(Excerpt from a dataset)
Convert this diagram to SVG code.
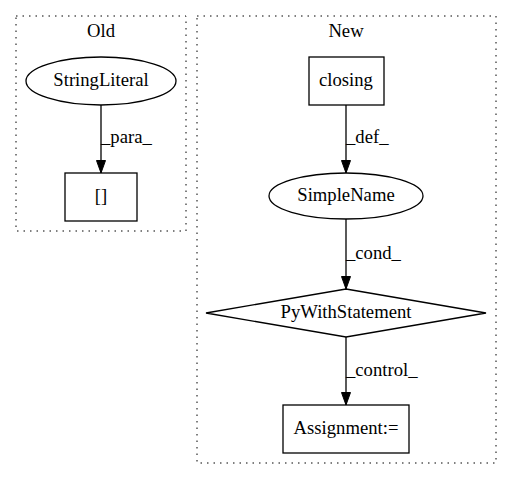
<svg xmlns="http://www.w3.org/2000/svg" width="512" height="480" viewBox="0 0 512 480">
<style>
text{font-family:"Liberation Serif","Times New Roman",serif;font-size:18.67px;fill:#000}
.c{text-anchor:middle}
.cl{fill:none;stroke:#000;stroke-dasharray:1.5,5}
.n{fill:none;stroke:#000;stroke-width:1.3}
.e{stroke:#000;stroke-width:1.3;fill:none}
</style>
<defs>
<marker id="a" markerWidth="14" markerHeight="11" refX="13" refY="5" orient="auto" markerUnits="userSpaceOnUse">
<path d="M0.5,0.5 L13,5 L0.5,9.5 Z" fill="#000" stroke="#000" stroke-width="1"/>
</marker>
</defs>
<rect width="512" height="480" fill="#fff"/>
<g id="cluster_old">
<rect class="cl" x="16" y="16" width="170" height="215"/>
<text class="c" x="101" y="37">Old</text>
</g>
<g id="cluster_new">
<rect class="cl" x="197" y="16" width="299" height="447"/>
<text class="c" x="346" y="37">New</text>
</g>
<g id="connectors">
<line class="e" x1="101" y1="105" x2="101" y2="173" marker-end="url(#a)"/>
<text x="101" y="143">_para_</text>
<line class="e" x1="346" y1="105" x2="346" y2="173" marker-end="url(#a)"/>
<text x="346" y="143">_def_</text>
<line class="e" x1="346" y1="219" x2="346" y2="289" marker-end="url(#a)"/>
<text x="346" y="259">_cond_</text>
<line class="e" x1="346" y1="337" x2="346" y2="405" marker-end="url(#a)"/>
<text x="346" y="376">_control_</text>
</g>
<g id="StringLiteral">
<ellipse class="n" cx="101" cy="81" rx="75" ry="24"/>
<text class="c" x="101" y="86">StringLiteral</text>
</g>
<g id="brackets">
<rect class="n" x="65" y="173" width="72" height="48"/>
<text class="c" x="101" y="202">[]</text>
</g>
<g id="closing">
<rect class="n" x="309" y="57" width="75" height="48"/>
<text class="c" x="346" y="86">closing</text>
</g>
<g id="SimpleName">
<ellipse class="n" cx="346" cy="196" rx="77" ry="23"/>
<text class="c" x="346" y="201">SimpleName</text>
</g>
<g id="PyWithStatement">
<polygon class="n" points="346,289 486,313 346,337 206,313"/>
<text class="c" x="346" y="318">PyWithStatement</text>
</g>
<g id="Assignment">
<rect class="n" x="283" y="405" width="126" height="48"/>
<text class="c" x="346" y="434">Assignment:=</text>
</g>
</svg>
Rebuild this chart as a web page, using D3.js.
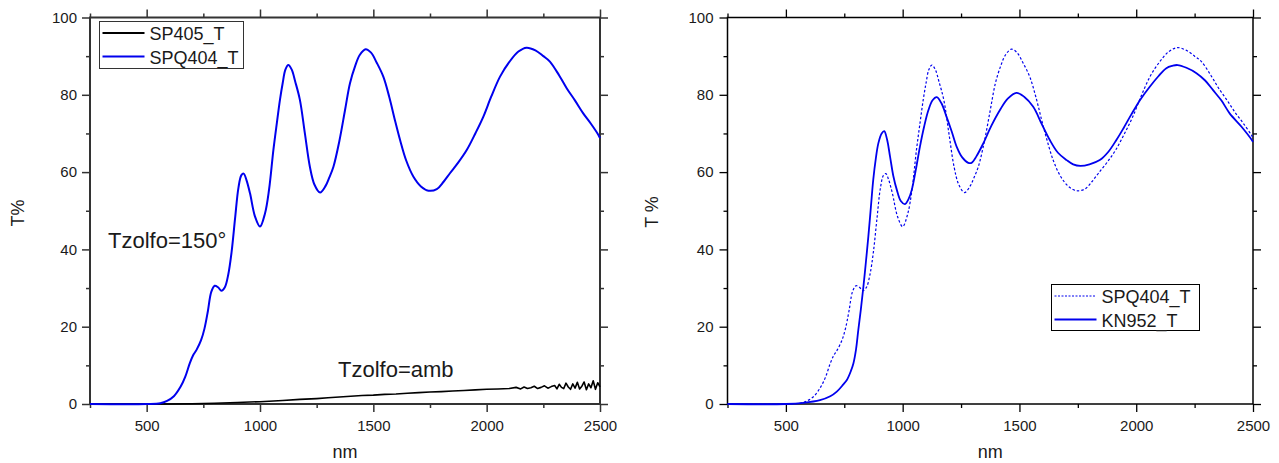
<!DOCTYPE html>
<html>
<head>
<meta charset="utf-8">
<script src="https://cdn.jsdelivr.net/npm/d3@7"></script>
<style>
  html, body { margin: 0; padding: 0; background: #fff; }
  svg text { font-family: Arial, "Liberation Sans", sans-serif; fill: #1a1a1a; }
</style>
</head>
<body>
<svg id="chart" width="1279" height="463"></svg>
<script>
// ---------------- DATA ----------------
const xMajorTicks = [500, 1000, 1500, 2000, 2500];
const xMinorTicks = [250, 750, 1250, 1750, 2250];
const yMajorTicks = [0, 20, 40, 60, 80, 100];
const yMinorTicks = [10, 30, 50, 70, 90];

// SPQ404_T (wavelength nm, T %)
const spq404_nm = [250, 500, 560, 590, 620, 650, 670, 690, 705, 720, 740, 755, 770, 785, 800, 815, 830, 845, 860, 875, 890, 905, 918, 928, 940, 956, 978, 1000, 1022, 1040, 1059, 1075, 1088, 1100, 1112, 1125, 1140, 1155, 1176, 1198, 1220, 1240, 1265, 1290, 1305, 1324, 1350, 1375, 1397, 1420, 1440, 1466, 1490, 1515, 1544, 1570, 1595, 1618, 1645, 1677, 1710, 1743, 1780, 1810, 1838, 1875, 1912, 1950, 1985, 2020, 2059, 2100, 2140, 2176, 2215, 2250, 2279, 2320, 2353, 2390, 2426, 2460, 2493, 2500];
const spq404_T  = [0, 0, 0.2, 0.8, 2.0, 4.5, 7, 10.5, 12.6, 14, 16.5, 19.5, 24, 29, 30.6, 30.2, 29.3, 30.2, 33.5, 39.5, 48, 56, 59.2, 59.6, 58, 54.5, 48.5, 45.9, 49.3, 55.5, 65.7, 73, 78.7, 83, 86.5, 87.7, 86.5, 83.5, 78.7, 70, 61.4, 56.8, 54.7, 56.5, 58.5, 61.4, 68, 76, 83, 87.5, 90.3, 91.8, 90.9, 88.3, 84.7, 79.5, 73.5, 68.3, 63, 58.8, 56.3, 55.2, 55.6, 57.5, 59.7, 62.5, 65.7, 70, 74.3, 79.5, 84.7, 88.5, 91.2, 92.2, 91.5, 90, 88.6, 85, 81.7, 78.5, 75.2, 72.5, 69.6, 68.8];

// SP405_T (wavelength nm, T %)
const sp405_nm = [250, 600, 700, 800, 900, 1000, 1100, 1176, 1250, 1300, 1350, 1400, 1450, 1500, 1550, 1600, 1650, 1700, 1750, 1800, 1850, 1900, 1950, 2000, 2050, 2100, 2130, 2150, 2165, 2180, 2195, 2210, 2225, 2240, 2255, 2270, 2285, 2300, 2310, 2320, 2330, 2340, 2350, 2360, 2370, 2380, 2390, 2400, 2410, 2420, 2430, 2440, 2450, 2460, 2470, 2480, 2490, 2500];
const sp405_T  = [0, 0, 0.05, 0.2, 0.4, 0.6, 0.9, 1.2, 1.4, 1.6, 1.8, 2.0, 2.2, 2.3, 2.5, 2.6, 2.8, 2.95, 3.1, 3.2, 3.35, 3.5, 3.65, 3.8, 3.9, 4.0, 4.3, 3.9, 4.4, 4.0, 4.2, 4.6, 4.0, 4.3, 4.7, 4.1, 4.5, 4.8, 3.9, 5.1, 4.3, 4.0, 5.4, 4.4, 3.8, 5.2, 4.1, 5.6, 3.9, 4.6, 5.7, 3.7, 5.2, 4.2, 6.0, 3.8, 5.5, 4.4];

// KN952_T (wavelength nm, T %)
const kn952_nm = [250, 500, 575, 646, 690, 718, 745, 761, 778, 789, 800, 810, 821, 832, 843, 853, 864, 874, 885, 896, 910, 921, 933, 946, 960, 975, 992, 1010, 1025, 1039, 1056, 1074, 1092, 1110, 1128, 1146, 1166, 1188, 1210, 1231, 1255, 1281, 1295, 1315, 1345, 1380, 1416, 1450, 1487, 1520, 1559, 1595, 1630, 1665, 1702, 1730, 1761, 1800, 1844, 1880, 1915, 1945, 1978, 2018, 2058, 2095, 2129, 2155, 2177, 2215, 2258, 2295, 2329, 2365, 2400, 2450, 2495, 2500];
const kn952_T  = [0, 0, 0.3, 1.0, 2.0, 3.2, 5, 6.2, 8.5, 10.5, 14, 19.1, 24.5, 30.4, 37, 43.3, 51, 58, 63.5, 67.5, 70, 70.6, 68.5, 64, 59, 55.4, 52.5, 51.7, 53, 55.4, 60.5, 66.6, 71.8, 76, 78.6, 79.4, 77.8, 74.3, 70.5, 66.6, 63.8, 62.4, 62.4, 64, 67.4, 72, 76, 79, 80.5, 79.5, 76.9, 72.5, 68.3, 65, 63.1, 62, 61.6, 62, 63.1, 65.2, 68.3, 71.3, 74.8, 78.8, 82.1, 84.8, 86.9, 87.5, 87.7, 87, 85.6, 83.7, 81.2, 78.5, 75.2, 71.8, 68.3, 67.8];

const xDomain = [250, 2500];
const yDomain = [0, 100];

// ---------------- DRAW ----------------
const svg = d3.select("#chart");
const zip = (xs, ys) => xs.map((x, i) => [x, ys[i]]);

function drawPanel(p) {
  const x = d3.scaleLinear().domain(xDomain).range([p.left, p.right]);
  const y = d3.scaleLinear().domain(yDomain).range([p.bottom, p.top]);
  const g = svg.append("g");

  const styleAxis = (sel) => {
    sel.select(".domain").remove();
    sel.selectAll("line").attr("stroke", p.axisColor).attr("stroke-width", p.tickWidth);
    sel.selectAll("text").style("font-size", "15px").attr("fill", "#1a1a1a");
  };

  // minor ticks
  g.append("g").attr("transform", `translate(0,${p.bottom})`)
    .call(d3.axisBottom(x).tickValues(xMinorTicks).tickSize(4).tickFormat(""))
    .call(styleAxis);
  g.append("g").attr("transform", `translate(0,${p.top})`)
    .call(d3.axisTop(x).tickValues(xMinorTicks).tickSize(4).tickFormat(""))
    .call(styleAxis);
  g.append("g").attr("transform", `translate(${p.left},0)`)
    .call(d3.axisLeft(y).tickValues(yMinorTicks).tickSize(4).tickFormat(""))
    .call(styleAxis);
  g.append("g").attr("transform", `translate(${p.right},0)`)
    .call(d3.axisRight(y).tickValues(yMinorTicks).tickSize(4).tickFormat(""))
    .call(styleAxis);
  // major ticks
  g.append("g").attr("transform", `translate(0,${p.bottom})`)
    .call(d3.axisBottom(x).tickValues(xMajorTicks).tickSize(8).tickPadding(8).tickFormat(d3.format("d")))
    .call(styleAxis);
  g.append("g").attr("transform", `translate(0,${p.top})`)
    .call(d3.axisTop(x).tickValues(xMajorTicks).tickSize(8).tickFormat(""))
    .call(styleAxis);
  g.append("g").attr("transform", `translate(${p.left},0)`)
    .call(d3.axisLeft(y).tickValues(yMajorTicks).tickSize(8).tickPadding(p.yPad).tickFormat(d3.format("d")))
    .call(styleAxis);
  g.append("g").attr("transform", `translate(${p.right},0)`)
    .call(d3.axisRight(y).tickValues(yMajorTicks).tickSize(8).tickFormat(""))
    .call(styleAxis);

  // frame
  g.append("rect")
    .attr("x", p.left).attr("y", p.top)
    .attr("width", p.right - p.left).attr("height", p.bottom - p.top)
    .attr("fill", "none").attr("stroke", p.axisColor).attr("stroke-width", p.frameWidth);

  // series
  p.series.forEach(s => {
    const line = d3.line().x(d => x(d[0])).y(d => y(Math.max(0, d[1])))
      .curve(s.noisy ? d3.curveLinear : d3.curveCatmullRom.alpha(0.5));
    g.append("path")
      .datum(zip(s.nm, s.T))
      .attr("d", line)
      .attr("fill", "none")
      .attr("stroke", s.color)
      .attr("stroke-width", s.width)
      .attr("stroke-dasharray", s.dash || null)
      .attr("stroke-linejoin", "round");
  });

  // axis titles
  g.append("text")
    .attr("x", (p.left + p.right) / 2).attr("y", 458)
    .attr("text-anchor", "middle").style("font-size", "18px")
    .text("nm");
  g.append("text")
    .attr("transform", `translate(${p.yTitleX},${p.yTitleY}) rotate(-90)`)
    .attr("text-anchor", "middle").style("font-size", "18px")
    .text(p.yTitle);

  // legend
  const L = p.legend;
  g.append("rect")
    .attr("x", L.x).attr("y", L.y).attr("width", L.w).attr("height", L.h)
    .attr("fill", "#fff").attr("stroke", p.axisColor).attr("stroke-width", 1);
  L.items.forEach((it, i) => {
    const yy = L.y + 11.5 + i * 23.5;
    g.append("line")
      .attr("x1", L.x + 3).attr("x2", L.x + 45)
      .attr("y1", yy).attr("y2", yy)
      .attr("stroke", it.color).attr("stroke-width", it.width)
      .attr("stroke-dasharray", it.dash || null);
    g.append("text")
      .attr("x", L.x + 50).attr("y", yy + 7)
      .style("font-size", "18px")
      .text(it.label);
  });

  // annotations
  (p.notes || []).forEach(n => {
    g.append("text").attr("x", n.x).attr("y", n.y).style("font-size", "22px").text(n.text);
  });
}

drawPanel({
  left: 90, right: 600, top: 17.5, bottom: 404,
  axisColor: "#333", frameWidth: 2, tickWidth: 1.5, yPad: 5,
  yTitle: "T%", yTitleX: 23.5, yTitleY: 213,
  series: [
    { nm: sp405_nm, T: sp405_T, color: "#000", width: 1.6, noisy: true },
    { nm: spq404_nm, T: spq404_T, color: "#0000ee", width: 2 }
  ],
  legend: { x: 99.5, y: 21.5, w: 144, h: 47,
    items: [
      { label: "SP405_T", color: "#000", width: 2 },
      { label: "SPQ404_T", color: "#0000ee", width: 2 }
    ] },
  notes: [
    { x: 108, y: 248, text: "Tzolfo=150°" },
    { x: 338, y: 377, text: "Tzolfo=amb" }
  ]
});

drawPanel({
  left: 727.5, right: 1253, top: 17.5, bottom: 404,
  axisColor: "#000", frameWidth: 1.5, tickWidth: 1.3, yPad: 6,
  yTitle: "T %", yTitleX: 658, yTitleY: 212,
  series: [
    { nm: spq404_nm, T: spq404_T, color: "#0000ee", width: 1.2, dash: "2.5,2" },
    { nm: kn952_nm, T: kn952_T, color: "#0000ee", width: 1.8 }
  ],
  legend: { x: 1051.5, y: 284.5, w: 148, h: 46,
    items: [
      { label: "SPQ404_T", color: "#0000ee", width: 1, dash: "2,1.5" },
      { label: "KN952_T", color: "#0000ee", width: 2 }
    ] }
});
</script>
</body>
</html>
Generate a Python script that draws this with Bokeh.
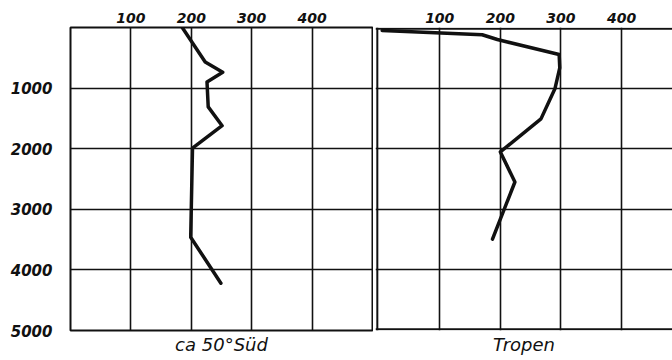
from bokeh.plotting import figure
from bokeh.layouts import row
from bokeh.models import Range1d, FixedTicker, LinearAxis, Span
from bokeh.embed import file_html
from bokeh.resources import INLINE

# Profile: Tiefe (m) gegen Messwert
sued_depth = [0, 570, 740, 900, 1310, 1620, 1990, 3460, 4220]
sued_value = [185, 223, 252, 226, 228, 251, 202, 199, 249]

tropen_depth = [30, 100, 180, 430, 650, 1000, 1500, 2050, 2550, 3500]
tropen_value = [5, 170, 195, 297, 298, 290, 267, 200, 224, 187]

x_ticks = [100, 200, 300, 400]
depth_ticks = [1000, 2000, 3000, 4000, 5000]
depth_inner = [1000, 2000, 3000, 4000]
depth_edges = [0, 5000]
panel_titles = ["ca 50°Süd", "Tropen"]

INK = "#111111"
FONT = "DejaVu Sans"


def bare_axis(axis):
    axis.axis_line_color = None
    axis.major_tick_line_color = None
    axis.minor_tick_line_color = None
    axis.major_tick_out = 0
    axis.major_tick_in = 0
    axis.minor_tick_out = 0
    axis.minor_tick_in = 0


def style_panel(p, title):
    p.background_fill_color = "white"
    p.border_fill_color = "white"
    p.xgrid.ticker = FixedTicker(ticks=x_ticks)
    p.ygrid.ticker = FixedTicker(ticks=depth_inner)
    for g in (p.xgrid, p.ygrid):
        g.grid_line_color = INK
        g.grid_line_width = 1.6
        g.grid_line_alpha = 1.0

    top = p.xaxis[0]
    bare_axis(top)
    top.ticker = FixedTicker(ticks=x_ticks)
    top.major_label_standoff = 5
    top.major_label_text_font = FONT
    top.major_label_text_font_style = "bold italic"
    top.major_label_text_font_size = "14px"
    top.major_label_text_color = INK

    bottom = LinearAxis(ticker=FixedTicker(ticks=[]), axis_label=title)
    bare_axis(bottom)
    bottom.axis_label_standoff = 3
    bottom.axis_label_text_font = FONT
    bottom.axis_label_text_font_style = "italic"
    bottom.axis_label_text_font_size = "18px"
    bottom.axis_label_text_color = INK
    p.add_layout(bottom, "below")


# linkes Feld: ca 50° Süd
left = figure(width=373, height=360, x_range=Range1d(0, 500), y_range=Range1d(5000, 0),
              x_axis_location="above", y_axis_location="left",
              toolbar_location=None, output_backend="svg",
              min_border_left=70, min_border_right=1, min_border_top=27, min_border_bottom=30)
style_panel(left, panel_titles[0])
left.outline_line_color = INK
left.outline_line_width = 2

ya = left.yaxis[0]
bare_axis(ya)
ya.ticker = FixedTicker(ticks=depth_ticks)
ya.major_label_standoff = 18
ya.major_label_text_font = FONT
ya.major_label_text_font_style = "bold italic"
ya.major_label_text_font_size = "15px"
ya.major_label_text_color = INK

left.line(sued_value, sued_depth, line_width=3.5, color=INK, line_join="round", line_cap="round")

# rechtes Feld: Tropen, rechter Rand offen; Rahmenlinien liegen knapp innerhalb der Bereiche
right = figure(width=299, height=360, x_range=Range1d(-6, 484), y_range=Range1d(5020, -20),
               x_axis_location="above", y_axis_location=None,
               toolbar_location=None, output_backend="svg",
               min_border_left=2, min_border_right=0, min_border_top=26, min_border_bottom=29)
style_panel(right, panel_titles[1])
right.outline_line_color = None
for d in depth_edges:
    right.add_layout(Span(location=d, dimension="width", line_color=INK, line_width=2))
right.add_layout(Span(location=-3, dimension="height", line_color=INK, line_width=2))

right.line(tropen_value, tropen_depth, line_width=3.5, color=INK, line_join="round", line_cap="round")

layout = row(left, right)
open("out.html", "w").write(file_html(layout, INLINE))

◆ Short problem
The lines you need run from the one containing "Rebuild this chart" down to the one containing "const yMinorTicks = [10, 30, 50, 70, 90];"; print them exactly, both ends included, and leave out pictures.

◆ Answer to the task
Rebuild this chart as a web page, using D3.js.
<!DOCTYPE html>
<html>
<head>
<meta charset="utf-8">
<script src="https://cdn.jsdelivr.net/npm/d3@7"></script>
<style>
  html, body { margin: 0; padding: 0; background: #fff; }
  svg text { font-family: Arial, "Liberation Sans", sans-serif; fill: #1a1a1a; }
</style>
</head>
<body>
<svg id="chart" width="1279" height="463"></svg>
<script>
// ---------------- DATA ----------------
const xMajorTicks = [500, 1000, 1500, 2000, 2500];
const xMinorTicks = [250, 750, 1250, 1750, 2250];
const yMajorTicks = [0, 20, 40, 60, 80, 100];
const yMinorTicks = [10, 30, 50, 70, 90];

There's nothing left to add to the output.